These cookies fit in with everything I love about fall – warm spices, cozy clothes, Starbucks pumpkin spice lattes… They’re the perfect thing to get you in the mood for the holidays with the familiar flavors of creamy pumpkin and toasty cinnamon. Like traditional snickerdoodles, they are rolled in cinnamon sugar to give them a crisp, crackled exterior while the center is pillowy and soft. The pumpkin keeps them more moist than typical cookies and bumps up the nutrients with Vitamins A and C, magnesium, and fiber. It’s important to keep the dough cold before you bake them so they hold their shape.
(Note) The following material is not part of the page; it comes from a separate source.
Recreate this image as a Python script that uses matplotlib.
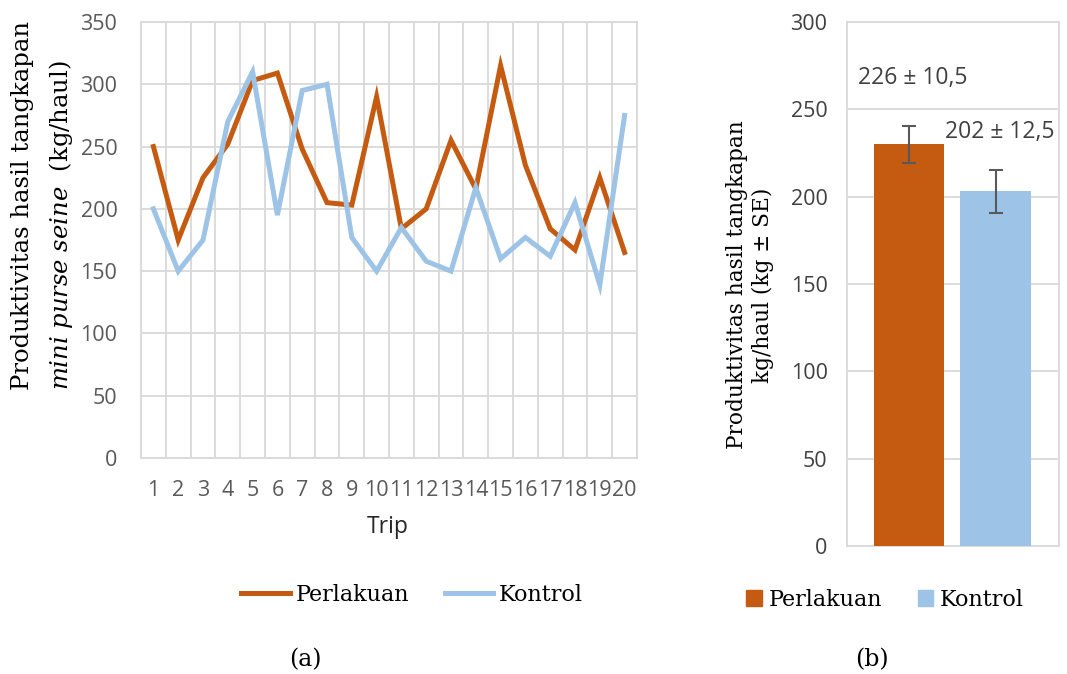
import matplotlib.pyplot as plt
from matplotlib.lines import Line2D
from matplotlib.patches import Patch

trips = list(range(1, 21))
perlakuan = [250, 175, 225, 252, 303, 309, 248, 205, 203, 290,
             184, 200, 255, 216, 315, 235, 184, 167, 225, 165]
kontrol = [200, 150, 175, 270, 310, 195, 295, 300, 177, 150,
           185, 158, 150, 217, 160, 177, 162, 205, 139, 275]

groups = ['Perlakuan', 'Kontrol']
means = [230, 203]
se = [10.5, 12.5]
labels_b = ['226 ± 10,5', '202 ± 12,5']

c_or = '#C55A11'
c_bl = '#9DC3E6'
grid_c = '#D9D9D9'
tick_c = '#595959'
serif = 'DejaVu Serif'
sans = 'Open Sans'

plt.rcParams['mathtext.fontset'] = 'custom'
plt.rcParams['mathtext.it'] = serif + ':italic'
plt.rcParams['mathtext.rm'] = serif

W, H = 1067, 674
fig = plt.figure(figsize=(W / 100, H / 100), dpi=100)

# (a) line chart
ax1 = fig.add_axes([141 / W, 1 - 458 / H, (637 - 141) / W, (458 - 22) / H])
ax1.plot(trips, perlakuan, color=c_or, lw=3.6, solid_joinstyle='miter', zorder=3)
ax1.plot(trips, kontrol, color=c_bl, lw=3.6, solid_joinstyle='miter', zorder=3)
ax1.set_xlim(0.5, 20.5)
ax1.set_ylim(0, 350)
ax1.set_yticks(range(0, 351, 50))
ax1.set_xticks(trips)
ax1.set_xticks([t + 0.5 for t in range(0, 21)], minor=True)
ax1.grid(True, which='minor', axis='x', color=grid_c, lw=1.3)
ax1.grid(True, which='major', axis='y', color=grid_c, lw=1.3)
ax1.tick_params(which='both', length=0)
ax1.tick_params(axis='y', pad=17, labelsize=15.5, labelcolor=tick_c)
ax1.tick_params(axis='x', pad=16, labelsize=15.5, labelcolor=tick_c)
for lab in ax1.get_xticklabels() + ax1.get_yticklabels():
    lab.set_fontfamily(sans)
for s in ax1.spines.values():
    s.set_color(grid_c)
    s.set_linewidth(1.3)
ax1.set_axisbelow(True)
fig.text(388 / W, 1 - 527 / H, 'Trip', ha='center', va='center',
         fontsize=16.5, family=sans, color='#262626')

fig.text(23 / W, 1 - 390 / H, 'Produktivitas hasil tangkapan', rotation=90,
         ha='center', va='bottom', fontsize=17.5, family=serif)
fig.text(61 / W, 1 - 390 / H, r'$\mathit{mini\ purse\ seine}$  (kg/haul)', rotation=90,
         ha='center', va='bottom', fontsize=17.5, family=serif)

h1 = [Line2D([], [], color=c_or, lw=3.6), Line2D([], [], color=c_bl, lw=3.6)]
fig.legend(h1, groups, loc='center', bbox_to_anchor=(412 / W, 1 - 595 / H),
           ncol=2, frameon=False, prop={'family': serif, 'size': 16},
           handlelength=2.2, handletextpad=0.25, columnspacing=1.6)
fig.text(305 / W, 1 - 660 / H, '(a)', ha='center', va='center', fontsize=17, family=serif)

# (b) bar chart
ax2 = fig.add_axes([847 / W, 1 - 546 / H, (1059 - 847) / W, (546 - 22) / H])
xpos = [0, 1]
ax2.bar(xpos, means, width=0.81, color=[c_or, c_bl], zorder=3)
ax2.errorbar(xpos, means, yerr=se, fmt='none', ecolor=tick_c, elinewidth=1.5,
             capsize=5, capthick=1.5, zorder=4)
ax2.set_xlim(-0.717, 1.734)
ax2.set_ylim(0, 300)
ax2.set_yticks(range(0, 301, 50))
ax2.set_xticks([])
ax2.grid(True, axis='y', color=grid_c, lw=1.3)
ax2.set_axisbelow(True)
ax2.tick_params(length=0)
ax2.tick_params(axis='y', pad=14, labelsize=15.5, labelcolor='#404040')
for lab in ax2.get_yticklabels():
    lab.set_fontfamily(sans)
for s in ax2.spines.values():
    s.set_color(grid_c)
    s.set_linewidth(1.3)
ax2.text(0.04, 268, labels_b[0], ha='center', va='center', fontsize=16.5, family=sans, color='#404040')
ax2.text(1.05, 237, labels_b[1], ha='center', va='center', fontsize=16.5, family=sans, color='#404040')

fig.text(750 / W, 1 - 285 / H, 'Produktivitas hasil tangkapan\nkg/haul (kg ± SE)', rotation=90,
         ha='center', va='center', multialignment='center', fontsize=15.6, family=serif,
         linespacing=1.2)

h2 = [Patch(color=c_or), Patch(color=c_bl)]
fig.legend(h2, groups, loc='center', bbox_to_anchor=(885 / W, 1 - 600 / H),
           ncol=2, frameon=False, prop={'family': serif, 'size': 16},
           handlelength=0.7, handleheight=0.7, handletextpad=0.3, columnspacing=1.6)
fig.text(872 / W, 1 - 660 / H, '(b)', ha='center', va='center', fontsize=17, family=serif)

fig.savefig('out.png', dpi=100)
- 2 3/4 Cups all-purpose flour
- 2 Teaspoons cream of tartar
- 1 Teaspoon baking soda
- 1/2 Teaspoon salt
- 1/2 Teaspoon pumpkin pie spice
- 1 1/2 Cups sugar plus another 1/4 cup
- 2 Sticks unsalted butter, softened
- 1/2 teaspoon vanilla
- 1 Large egg
- 3/4 Cup pumpkin puree
- 2 Tablespoons ground cinnamon
- Preheat oven to 400 degrees. Line 2 baking sheets with parchment paper.
- In a large bowl, mix together the flour, cream of tartar, baking soda, salt, and pumpkin pie spice.
- In a separate bowl, cream together the softened butter and 1 1/2 cups of sugar until fluffy.
- Beat in the egg , vanilla and pumpkin puree and mix.
- Slowly add the dry ingredient mixture a little at a time until everything is incorporated.
- In a small, shallow bowl, mix together the remaining 1/4 cup of sugar and 2 tablespoons of cinnamon.
- Chill the dough at least an hour before baking.
- Take a mini ice cream scoop full of dough and roll it into a ball. Roll the ball in the sugar/cinnamon mixture, and the place the ball on the cookie sheet. Make sure you space the cookies about 2 inches apart from each other.
- Bake cookies for 8-10 minutes or until the edges and bottom start turning golden brown.